[Exercise instructions]: Quote word for word the lines below, beginning with the first and ending with the one that has "Chart.register(...registerables);". Drop the pictures.
begin Materials provided
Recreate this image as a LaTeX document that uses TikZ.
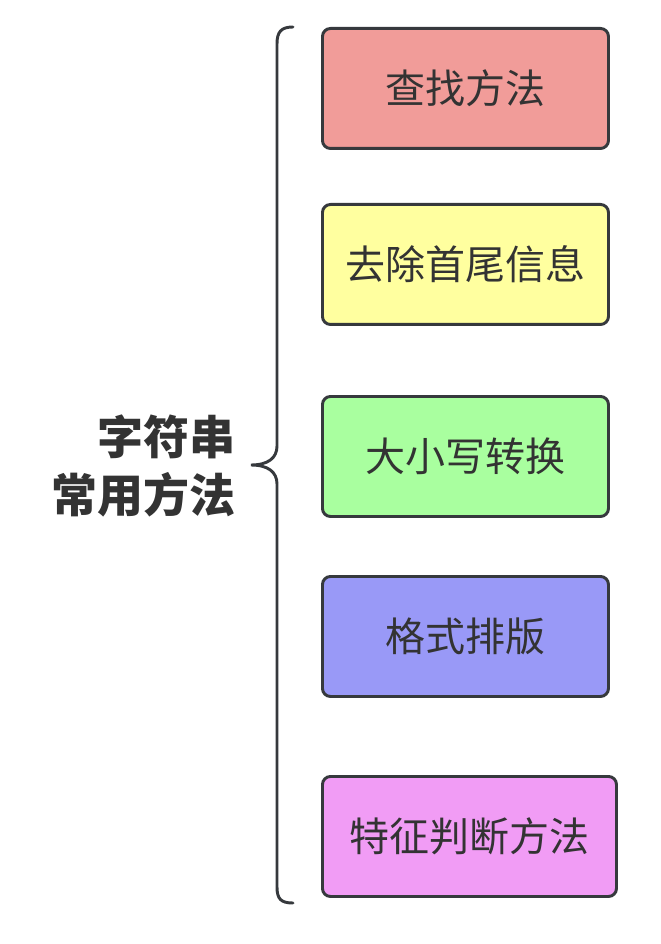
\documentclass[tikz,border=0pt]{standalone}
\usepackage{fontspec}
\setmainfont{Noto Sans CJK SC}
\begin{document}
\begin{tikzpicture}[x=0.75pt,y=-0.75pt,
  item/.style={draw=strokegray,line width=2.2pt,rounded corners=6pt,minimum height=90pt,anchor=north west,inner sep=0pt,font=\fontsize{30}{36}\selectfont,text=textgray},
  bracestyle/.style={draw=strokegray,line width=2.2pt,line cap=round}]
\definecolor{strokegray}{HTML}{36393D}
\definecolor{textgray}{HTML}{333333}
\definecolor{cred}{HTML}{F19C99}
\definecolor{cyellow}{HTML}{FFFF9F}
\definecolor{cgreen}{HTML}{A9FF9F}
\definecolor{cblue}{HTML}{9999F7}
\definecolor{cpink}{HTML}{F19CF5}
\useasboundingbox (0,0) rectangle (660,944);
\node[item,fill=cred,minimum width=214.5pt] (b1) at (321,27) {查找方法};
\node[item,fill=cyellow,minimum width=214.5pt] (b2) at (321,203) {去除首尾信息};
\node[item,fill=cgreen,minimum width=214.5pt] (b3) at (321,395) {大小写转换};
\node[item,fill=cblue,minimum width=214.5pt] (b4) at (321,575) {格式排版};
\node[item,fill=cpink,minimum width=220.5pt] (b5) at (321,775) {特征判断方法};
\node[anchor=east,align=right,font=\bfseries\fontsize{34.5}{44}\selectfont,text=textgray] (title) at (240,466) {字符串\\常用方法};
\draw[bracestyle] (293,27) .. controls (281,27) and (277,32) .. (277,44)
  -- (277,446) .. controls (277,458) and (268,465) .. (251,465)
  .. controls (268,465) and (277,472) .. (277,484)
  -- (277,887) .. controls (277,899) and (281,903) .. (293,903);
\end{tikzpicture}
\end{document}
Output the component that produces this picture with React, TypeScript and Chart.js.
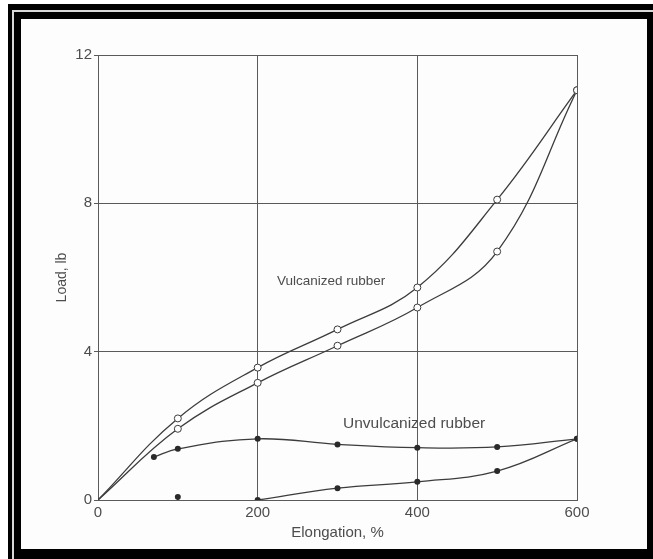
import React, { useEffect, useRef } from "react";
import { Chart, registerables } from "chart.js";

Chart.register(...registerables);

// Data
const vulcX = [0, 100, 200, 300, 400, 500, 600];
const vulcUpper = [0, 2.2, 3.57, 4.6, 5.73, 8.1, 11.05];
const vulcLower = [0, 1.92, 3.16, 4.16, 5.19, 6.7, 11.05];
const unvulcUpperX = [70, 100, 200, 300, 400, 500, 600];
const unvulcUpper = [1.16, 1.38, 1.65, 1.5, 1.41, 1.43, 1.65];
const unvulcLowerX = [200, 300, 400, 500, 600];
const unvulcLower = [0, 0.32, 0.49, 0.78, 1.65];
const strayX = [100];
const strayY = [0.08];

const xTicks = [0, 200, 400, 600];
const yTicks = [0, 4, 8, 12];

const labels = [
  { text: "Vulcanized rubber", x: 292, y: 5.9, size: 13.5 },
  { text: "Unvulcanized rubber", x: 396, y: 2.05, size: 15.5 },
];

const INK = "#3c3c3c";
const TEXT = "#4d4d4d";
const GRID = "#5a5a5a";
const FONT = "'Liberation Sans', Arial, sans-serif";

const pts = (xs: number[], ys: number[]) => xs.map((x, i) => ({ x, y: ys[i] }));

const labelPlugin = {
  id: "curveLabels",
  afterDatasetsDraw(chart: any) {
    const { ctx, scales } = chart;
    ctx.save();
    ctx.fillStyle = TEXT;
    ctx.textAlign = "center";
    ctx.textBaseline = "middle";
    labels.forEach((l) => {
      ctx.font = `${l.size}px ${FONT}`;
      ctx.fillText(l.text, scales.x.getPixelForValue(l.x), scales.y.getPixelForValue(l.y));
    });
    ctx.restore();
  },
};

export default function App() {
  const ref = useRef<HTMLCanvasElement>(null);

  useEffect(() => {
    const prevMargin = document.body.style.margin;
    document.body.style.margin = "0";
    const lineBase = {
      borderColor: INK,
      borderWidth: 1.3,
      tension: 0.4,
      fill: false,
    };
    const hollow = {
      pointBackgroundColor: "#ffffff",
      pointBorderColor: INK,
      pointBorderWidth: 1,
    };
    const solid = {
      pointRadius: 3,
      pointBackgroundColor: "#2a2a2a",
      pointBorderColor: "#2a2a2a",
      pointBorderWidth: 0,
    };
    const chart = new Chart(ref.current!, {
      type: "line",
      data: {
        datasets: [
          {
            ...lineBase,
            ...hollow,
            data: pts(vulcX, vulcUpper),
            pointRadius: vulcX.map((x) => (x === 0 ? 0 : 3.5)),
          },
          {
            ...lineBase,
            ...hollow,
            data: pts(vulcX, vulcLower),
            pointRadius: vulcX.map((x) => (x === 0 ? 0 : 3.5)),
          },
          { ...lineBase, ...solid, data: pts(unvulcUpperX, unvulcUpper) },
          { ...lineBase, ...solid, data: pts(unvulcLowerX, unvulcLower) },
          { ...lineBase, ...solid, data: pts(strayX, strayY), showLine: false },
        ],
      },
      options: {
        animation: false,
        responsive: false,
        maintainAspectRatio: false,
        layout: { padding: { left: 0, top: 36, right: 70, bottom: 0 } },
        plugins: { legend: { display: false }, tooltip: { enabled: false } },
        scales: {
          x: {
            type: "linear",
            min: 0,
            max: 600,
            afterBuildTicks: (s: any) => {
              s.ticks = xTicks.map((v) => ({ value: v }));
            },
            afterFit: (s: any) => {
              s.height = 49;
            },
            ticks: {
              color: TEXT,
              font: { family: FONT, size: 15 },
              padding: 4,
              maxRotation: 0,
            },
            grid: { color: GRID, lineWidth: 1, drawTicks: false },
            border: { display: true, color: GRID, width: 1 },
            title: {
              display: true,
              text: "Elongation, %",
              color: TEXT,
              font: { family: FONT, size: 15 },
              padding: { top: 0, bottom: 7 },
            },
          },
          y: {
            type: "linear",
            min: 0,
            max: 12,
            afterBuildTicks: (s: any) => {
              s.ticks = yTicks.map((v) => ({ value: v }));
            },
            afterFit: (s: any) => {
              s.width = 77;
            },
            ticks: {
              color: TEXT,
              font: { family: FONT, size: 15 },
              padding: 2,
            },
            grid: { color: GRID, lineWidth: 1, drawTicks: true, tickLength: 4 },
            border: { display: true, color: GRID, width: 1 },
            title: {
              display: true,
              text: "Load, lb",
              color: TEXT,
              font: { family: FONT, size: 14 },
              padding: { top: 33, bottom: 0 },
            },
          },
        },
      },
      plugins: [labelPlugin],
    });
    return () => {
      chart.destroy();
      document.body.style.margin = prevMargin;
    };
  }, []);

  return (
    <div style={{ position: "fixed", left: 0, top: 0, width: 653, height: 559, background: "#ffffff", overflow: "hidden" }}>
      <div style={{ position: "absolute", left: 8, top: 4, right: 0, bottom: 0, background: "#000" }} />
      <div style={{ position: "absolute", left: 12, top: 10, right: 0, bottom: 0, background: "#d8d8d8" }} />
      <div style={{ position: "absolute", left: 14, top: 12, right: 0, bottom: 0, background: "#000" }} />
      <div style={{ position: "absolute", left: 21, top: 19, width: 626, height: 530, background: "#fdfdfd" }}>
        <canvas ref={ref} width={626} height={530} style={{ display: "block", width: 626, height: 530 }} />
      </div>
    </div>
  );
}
end Materials provided
[Full answer]:
Recreate this image as a LaTeX document that uses TikZ.
\documentclass[tikz,border=0pt]{standalone}
\usepackage{fontspec}
\setmainfont{Noto Sans CJK SC}
\begin{document}
\begin{tikzpicture}[x=0.75pt,y=-0.75pt,
  item/.style={draw=strokegray,line width=2.2pt,rounded corners=6pt,minimum height=90pt,anchor=north west,inner sep=0pt,font=\fontsize{30}{36}\selectfont,text=textgray},
  bracestyle/.style={draw=strokegray,line width=2.2pt,line cap=round}]
\definecolor{strokegray}{HTML}{36393D}
\definecolor{textgray}{HTML}{333333}
\definecolor{cred}{HTML}{F19C99}
\definecolor{cyellow}{HTML}{FFFF9F}
\definecolor{cgreen}{HTML}{A9FF9F}
\definecolor{cblue}{HTML}{9999F7}
\definecolor{cpink}{HTML}{F19CF5}
\useasboundingbox (0,0) rectangle (660,944);
\node[item,fill=cred,minimum width=214.5pt] (b1) at (321,27) {查找方法};
\node[item,fill=cyellow,minimum width=214.5pt] (b2) at (321,203) {去除首尾信息};
\node[item,fill=cgreen,minimum width=214.5pt] (b3) at (321,395) {大小写转换};
\node[item,fill=cblue,minimum width=214.5pt] (b4) at (321,575) {格式排版};
\node[item,fill=cpink,minimum width=220.5pt] (b5) at (321,775) {特征判断方法};
\node[anchor=east,align=right,font=\bfseries\fontsize{34.5}{44}\selectfont,text=textgray] (title) at (240,466) {字符串\\常用方法};
\draw[bracestyle] (293,27) .. controls (281,27) and (277,32) .. (277,44)
  -- (277,446) .. controls (277,458) and (268,465) .. (251,465)
  .. controls (268,465) and (277,472) .. (277,484)
  -- (277,887) .. controls (277,899) and (281,903) .. (293,903);
\end{tikzpicture}
\end{document}
Output the component that produces this picture with React, TypeScript and Chart.js.
import React, { useEffect, useRef } from "react";
import { Chart, registerables } from "chart.js";

Chart.register(...registerables);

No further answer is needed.